(Figure scripts)
-- BEGIN --

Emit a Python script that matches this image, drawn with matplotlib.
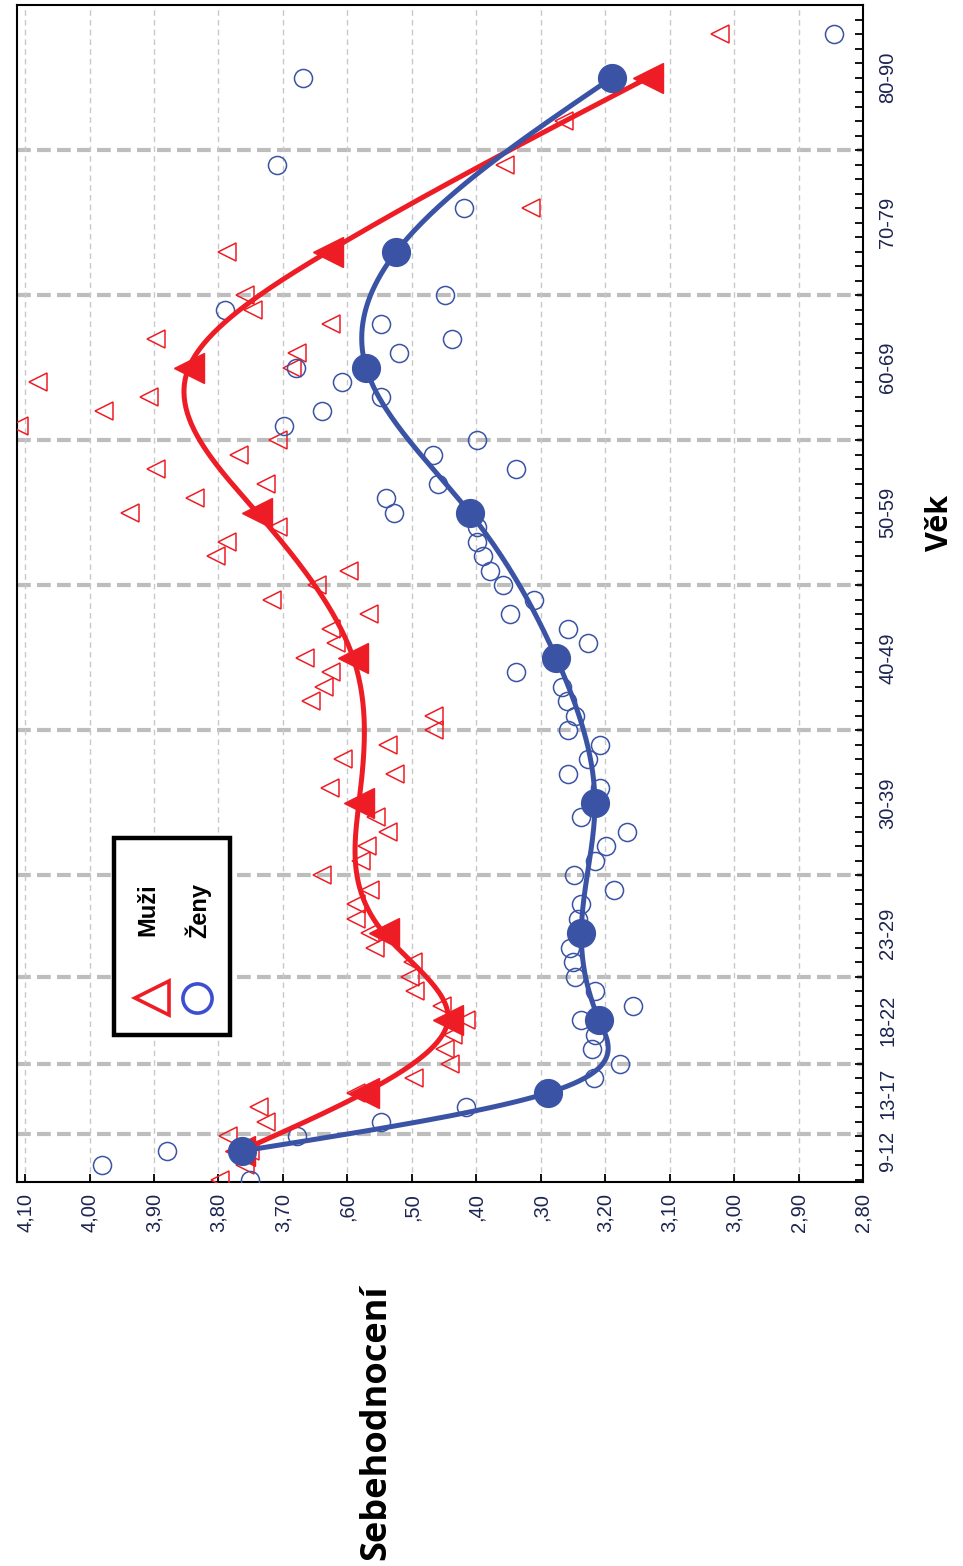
import numpy as np
import matplotlib
matplotlib.use('Agg')
from matplotlib import pyplot as plt
from matplotlib.patches import Rectangle

plt.rcParams['font.family'] = ['Liberation Sans', 'DejaVu Sans']

# single points (age, self-esteem score)
muzi_age = list(range(9, 71)) + [73, 76, 79, 82, 85, 88]
muzi_val = [3.797, 3.759, 3.751, 3.785, 3.726, 3.737, 3.586, 3.497, 3.441, 3.448,
            3.436, 3.416, 3.453, 3.495, 3.503, 3.498, 3.557, 3.565, 3.586, 3.586,
            3.565, 3.639, 3.579, 3.569, 3.537, 3.556, 3.577, 3.627, 3.526, 3.607,
            3.537, 3.465, 3.465, 3.656, 3.636, 3.625, 3.666, 3.618, 3.625, 3.566,
            3.717, 3.647, 3.597, 3.804, 3.787, 3.708, 3.937, 3.836, 3.726, 3.897,
            3.768, 3.708, 4.109, 3.977, 3.908, 4.080, 3.686, 3.678, 3.897, 3.625,
            3.746, 3.759,
            3.787, 3.315, 3.355, 3.264, 3.126, 3.022]
zeny_age = list(range(9, 71)) + [73, 76, 79, 85, 88]
zeny_val = [3.751, 3.981, 3.880, 3.678, 3.548, 3.416, 3.286, 3.217, 3.177, 3.220,
            3.216, 3.237, 3.157, 3.216, 3.247, 3.250, 3.254, 3.231, 3.242, 3.237,
            3.186, 3.248, 3.216, 3.199, 3.166, 3.237, 3.211, 3.208, 3.258, 3.227,
            3.208, 3.258, 3.247, 3.259, 3.267, 3.338, 3.276, 3.227, 3.258, 3.348,
            3.310, 3.358, 3.379, 3.389, 3.399, 3.399, 3.528, 3.540, 3.459, 3.338,
            3.467, 3.399, 3.698, 3.639, 3.548, 3.608, 3.680, 3.520, 3.438, 3.548,
            3.790, 3.448,
            3.518, 3.419, 3.709, 3.669, 2.845]

# group means
mean_age = [11, 15, 20, 26, 35, 45, 55, 65, 73, 85]
muzi_mean = [3.766, 3.574, 3.444, 3.543, 3.582, 3.591, 3.740, 3.846, 3.630, 3.133]
zeny_mean = [3.763, 3.289, 3.209, 3.237, 3.216, 3.276, 3.410, 3.571, 3.524, 3.189]

age_groups = ['9-12', '13-17', '18-22', '23-29', '30-39', '40-49', '50-59',
              '60-69', '70-79', '80-90']
group_pos = [11, 15, 20, 26, 35, 45, 55, 65, 75, 85]
group_bounds = [12.2, 17, 23, 30, 40, 50, 60, 70, 80]

val_ticks = [4.10, 4.00, 3.90, 3.80, 3.70, 3.60, 3.50, 3.40, 3.30, 3.20, 3.10,
             3.00, 2.90, 2.80]
val_labels = ['4,10', '4,00', '3,90', '3,80', '3,70', ',60', ',50', ',40', ',30',
              '3,20', '3,10', '3,00', '2,90', '2,80']

RED = '#ee1c25'
BLUE = '#3a53a4'
TXT = '#1c2450'


def natural_spline(x, y, xs):
    x = np.asarray(x, float)
    y = np.asarray(y, float)
    n = len(x)
    h = np.diff(x)
    A = np.zeros((n - 2, n - 2))
    r = np.zeros(n - 2)
    for i in range(n - 2):
        A[i, i] = 2 * (h[i] + h[i + 1])
        if i < n - 3:
            A[i, i + 1] = h[i + 1]
            A[i + 1, i] = h[i + 1]
        r[i] = 6 * ((y[i + 2] - y[i + 1]) / h[i + 1] - (y[i + 1] - y[i]) / h[i])
    M = np.zeros(n)
    M[1:-1] = np.linalg.solve(A, r)
    k = np.clip(np.searchsorted(x, xs) - 1, 0, n - 2)
    hk = h[k]
    a = x[k + 1] - xs
    b = xs - x[k]
    return (M[k] * a ** 3 / (6 * hk) + M[k + 1] * b ** 3 / (6 * hk)
            + (y[k] / hk - M[k] * hk / 6) * a + (y[k + 1] / hk - M[k + 1] * hk / 6) * b)


fig = plt.figure(figsize=(9.63, 15.66), dpi=100)
ax = fig.add_axes([0.0177, 0.2452, 0.8785, 0.7516])

ax.set_xlim(4.1124, 2.80)
ax.set_ylim(8.86, 90.0)

# grid
ax.set_xticks(val_ticks)
ax.set_xticklabels(val_labels, rotation=90, fontsize=14.5, color=TXT)
ax.grid(axis='x', color='#c8c8c8', lw=1, linestyle=(0, (4, 3)))
for b in group_bounds:
    ax.axhline(b, color='#bdbdbd', lw=3, linestyle=(0, (3.3, 1.5)), zorder=1)

# scatter
ax.plot(muzi_val, muzi_age, linestyle='none', marker='<', ms=13, mfc='none',
        mec=RED, mew=1.1, zorder=3)
ax.plot(zeny_val, zeny_age, linestyle='none', marker='o', ms=13, mfc='none',
        mec=BLUE, mew=1.1, zorder=3)

# smooth lines through the means
fine = np.linspace(mean_age[0], mean_age[-1], 400)
ax.plot(natural_spline(mean_age, muzi_mean, fine), fine, color=RED, lw=3.6, zorder=4)
ax.plot(natural_spline(mean_age, zeny_mean, fine), fine, color=BLUE, lw=3.6, zorder=5)
ax.plot(muzi_mean, mean_age, linestyle='none', marker='<', ms=22, color=RED, zorder=6)
ax.plot(zeny_mean, mean_age, linestyle='none', marker='o', ms=20, color=BLUE, zorder=7)

# age axis on the right
ax.yaxis.tick_right()
ax.yaxis.remove_overlapping_locs = False
ax.set_yticks(np.arange(9, 91))
ax.set_yticklabels([])
ax.set_yticks(group_pos, minor=True)
ax.set_yticklabels(age_groups, minor=True, rotation=90, fontsize=14.5, color=TXT,
                   va='center')
ax.tick_params(axis='y', which='major', direction='in', length=6, width=1.3)
ax.tick_params(axis='y', which='minor', length=0, pad=11)
ax.tick_params(axis='x', direction='in', length=6, width=1.3, pad=8)
for s in ax.spines.values():
    s.set_linewidth(1.5)

# legend box
ax.add_patch(Rectangle((0.1147, 0.1249), 0.137, 0.1674, transform=ax.transAxes,
                       fc='white', ec='black', lw=3.2, zorder=10))
ax.plot([0.1596], [0.1563], transform=ax.transAxes, marker='<', ms=25, mfc='none',
        mec=RED, mew=2.6, zorder=11)
ax.plot([0.2128], [0.1563], transform=ax.transAxes, marker='o', ms=21, mfc='none',
        mec='#3d4fd0', mew=2.6, zorder=11)
ax.text(0.1548, 0.2311, 'Muži', transform=ax.transAxes, rotation=90, fontsize=17,
        fontweight='bold', ha='center', va='center', zorder=11)
ax.text(0.2140, 0.2311, 'Ženy', transform=ax.transAxes, rotation=90, fontsize=17,
        fontweight='bold', ha='center', va='center', zorder=11)

fig.text(0.3905, 0.092, 'Sebehodnocení', rotation=90, fontsize=26, fontweight='bold',
         family=['Open Sans', 'DejaVu Sans'], ha='center', va='center')
fig.text(0.976, 0.666, 'Věk', rotation=90, fontsize=22, fontweight='bold',
         family=['Open Sans', 'DejaVu Sans'], ha='center', va='center')

fig.savefig('out.png', dpi=100)
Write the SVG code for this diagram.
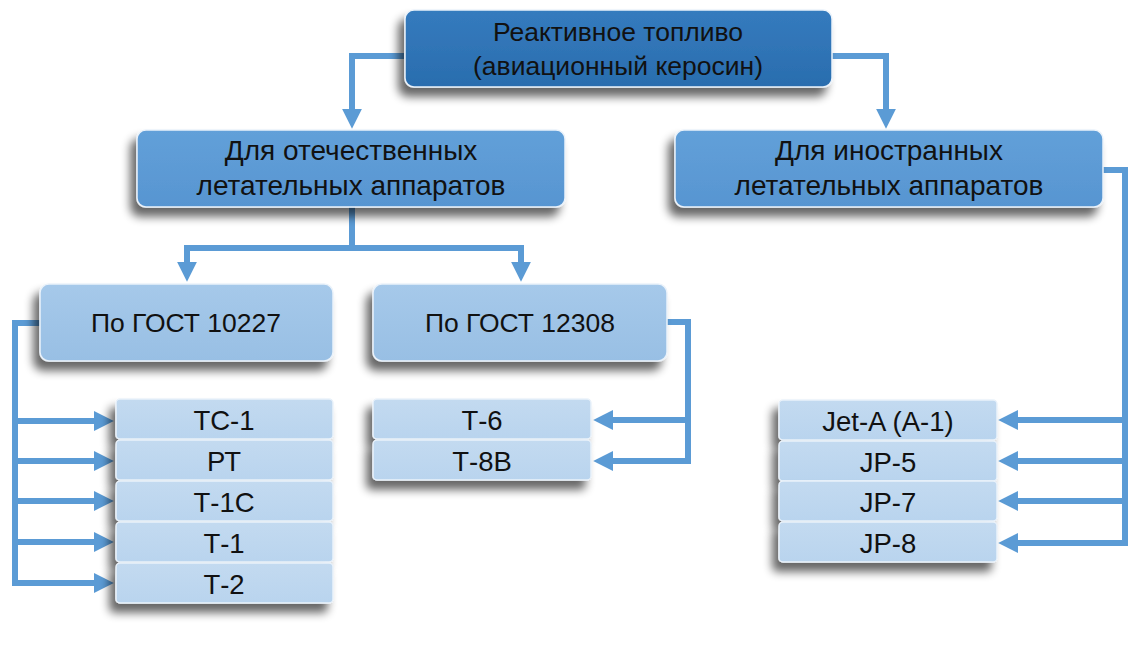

-- END --

Reproduce every entry exactly, but omit each picture.

[RESPONSE TO THIS EXERCISE]
Emit a Python script that matches this image, drawn with matplotlib.
import numpy as np
import matplotlib
matplotlib.use('Agg')
from matplotlib import pyplot as plt
from matplotlib.patches import Rectangle

plt.rcParams['font.family'] = ['Liberation Sans', 'DejaVu Sans']

# single points (age, self-esteem score)
muzi_age = list(range(9, 71)) + [73, 76, 79, 82, 85, 88]
muzi_val = [3.797, 3.759, 3.751, 3.785, 3.726, 3.737, 3.586, 3.497, 3.441, 3.448,
            3.436, 3.416, 3.453, 3.495, 3.503, 3.498, 3.557, 3.565, 3.586, 3.586,
            3.565, 3.639, 3.579, 3.569, 3.537, 3.556, 3.577, 3.627, 3.526, 3.607,
            3.537, 3.465, 3.465, 3.656, 3.636, 3.625, 3.666, 3.618, 3.625, 3.566,
            3.717, 3.647, 3.597, 3.804, 3.787, 3.708, 3.937, 3.836, 3.726, 3.897,
            3.768, 3.708, 4.109, 3.977, 3.908, 4.080, 3.686, 3.678, 3.897, 3.625,
            3.746, 3.759,
            3.787, 3.315, 3.355, 3.264, 3.126, 3.022]
zeny_age = list(range(9, 71)) + [73, 76, 79, 85, 88]
zeny_val = [3.751, 3.981, 3.880, 3.678, 3.548, 3.416, 3.286, 3.217, 3.177, 3.220,
            3.216, 3.237, 3.157, 3.216, 3.247, 3.250, 3.254, 3.231, 3.242, 3.237,
            3.186, 3.248, 3.216, 3.199, 3.166, 3.237, 3.211, 3.208, 3.258, 3.227,
            3.208, 3.258, 3.247, 3.259, 3.267, 3.338, 3.276, 3.227, 3.258, 3.348,
            3.310, 3.358, 3.379, 3.389, 3.399, 3.399, 3.528, 3.540, 3.459, 3.338,
            3.467, 3.399, 3.698, 3.639, 3.548, 3.608, 3.680, 3.520, 3.438, 3.548,
            3.790, 3.448,
            3.518, 3.419, 3.709, 3.669, 2.845]

# group means
mean_age = [11, 15, 20, 26, 35, 45, 55, 65, 73, 85]
muzi_mean = [3.766, 3.574, 3.444, 3.543, 3.582, 3.591, 3.740, 3.846, 3.630, 3.133]
zeny_mean = [3.763, 3.289, 3.209, 3.237, 3.216, 3.276, 3.410, 3.571, 3.524, 3.189]

age_groups = ['9-12', '13-17', '18-22', '23-29', '30-39', '40-49', '50-59',
              '60-69', '70-79', '80-90']
group_pos = [11, 15, 20, 26, 35, 45, 55, 65, 75, 85]
group_bounds = [12.2, 17, 23, 30, 40, 50, 60, 70, 80]

val_ticks = [4.10, 4.00, 3.90, 3.80, 3.70, 3.60, 3.50, 3.40, 3.30, 3.20, 3.10,
             3.00, 2.90, 2.80]
val_labels = ['4,10', '4,00', '3,90', '3,80', '3,70', ',60', ',50', ',40', ',30',
              '3,20', '3,10', '3,00', '2,90', '2,80']

RED = '#ee1c25'
BLUE = '#3a53a4'
TXT = '#1c2450'


def natural_spline(x, y, xs):
    x = np.asarray(x, float)
    y = np.asarray(y, float)
    n = len(x)
    h = np.diff(x)
    A = np.zeros((n - 2, n - 2))
    r = np.zeros(n - 2)
    for i in range(n - 2):
        A[i, i] = 2 * (h[i] + h[i + 1])
        if i < n - 3:
            A[i, i + 1] = h[i + 1]
            A[i + 1, i] = h[i + 1]
        r[i] = 6 * ((y[i + 2] - y[i + 1]) / h[i + 1] - (y[i + 1] - y[i]) / h[i])
    M = np.zeros(n)
    M[1:-1] = np.linalg.solve(A, r)
    k = np.clip(np.searchsorted(x, xs) - 1, 0, n - 2)
    hk = h[k]
    a = x[k + 1] - xs
    b = xs - x[k]
    return (M[k] * a ** 3 / (6 * hk) + M[k + 1] * b ** 3 / (6 * hk)
            + (y[k] / hk - M[k] * hk / 6) * a + (y[k + 1] / hk - M[k + 1] * hk / 6) * b)


fig = plt.figure(figsize=(9.63, 15.66), dpi=100)
ax = fig.add_axes([0.0177, 0.2452, 0.8785, 0.7516])

ax.set_xlim(4.1124, 2.80)
ax.set_ylim(8.86, 90.0)

# grid
ax.set_xticks(val_ticks)
ax.set_xticklabels(val_labels, rotation=90, fontsize=14.5, color=TXT)
ax.grid(axis='x', color='#c8c8c8', lw=1, linestyle=(0, (4, 3)))
for b in group_bounds:
    ax.axhline(b, color='#bdbdbd', lw=3, linestyle=(0, (3.3, 1.5)), zorder=1)

# scatter
ax.plot(muzi_val, muzi_age, linestyle='none', marker='<', ms=13, mfc='none',
        mec=RED, mew=1.1, zorder=3)
ax.plot(zeny_val, zeny_age, linestyle='none', marker='o', ms=13, mfc='none',
        mec=BLUE, mew=1.1, zorder=3)

# smooth lines through the means
fine = np.linspace(mean_age[0], mean_age[-1], 400)
ax.plot(natural_spline(mean_age, muzi_mean, fine), fine, color=RED, lw=3.6, zorder=4)
ax.plot(natural_spline(mean_age, zeny_mean, fine), fine, color=BLUE, lw=3.6, zorder=5)
ax.plot(muzi_mean, mean_age, linestyle='none', marker='<', ms=22, color=RED, zorder=6)
ax.plot(zeny_mean, mean_age, linestyle='none', marker='o', ms=20, color=BLUE, zorder=7)

# age axis on the right
ax.yaxis.tick_right()
ax.yaxis.remove_overlapping_locs = False
ax.set_yticks(np.arange(9, 91))
ax.set_yticklabels([])
ax.set_yticks(group_pos, minor=True)
ax.set_yticklabels(age_groups, minor=True, rotation=90, fontsize=14.5, color=TXT,
                   va='center')
ax.tick_params(axis='y', which='major', direction='in', length=6, width=1.3)
ax.tick_params(axis='y', which='minor', length=0, pad=11)
ax.tick_params(axis='x', direction='in', length=6, width=1.3, pad=8)
for s in ax.spines.values():
    s.set_linewidth(1.5)

# legend box
ax.add_patch(Rectangle((0.1147, 0.1249), 0.137, 0.1674, transform=ax.transAxes,
                       fc='white', ec='black', lw=3.2, zorder=10))
ax.plot([0.1596], [0.1563], transform=ax.transAxes, marker='<', ms=25, mfc='none',
        mec=RED, mew=2.6, zorder=11)
ax.plot([0.2128], [0.1563], transform=ax.transAxes, marker='o', ms=21, mfc='none',
        mec='#3d4fd0', mew=2.6, zorder=11)
ax.text(0.1548, 0.2311, 'Muži', transform=ax.transAxes, rotation=90, fontsize=17,
        fontweight='bold', ha='center', va='center', zorder=11)
ax.text(0.2140, 0.2311, 'Ženy', transform=ax.transAxes, rotation=90, fontsize=17,
        fontweight='bold', ha='center', va='center', zorder=11)

fig.text(0.3905, 0.092, 'Sebehodnocení', rotation=90, fontsize=26, fontweight='bold',
         family=['Open Sans', 'DejaVu Sans'], ha='center', va='center')
fig.text(0.976, 0.666, 'Věk', rotation=90, fontsize=22, fontweight='bold',
         family=['Open Sans', 'DejaVu Sans'], ha='center', va='center')

fig.savefig('out.png', dpi=100)
Write the SVG code for this diagram.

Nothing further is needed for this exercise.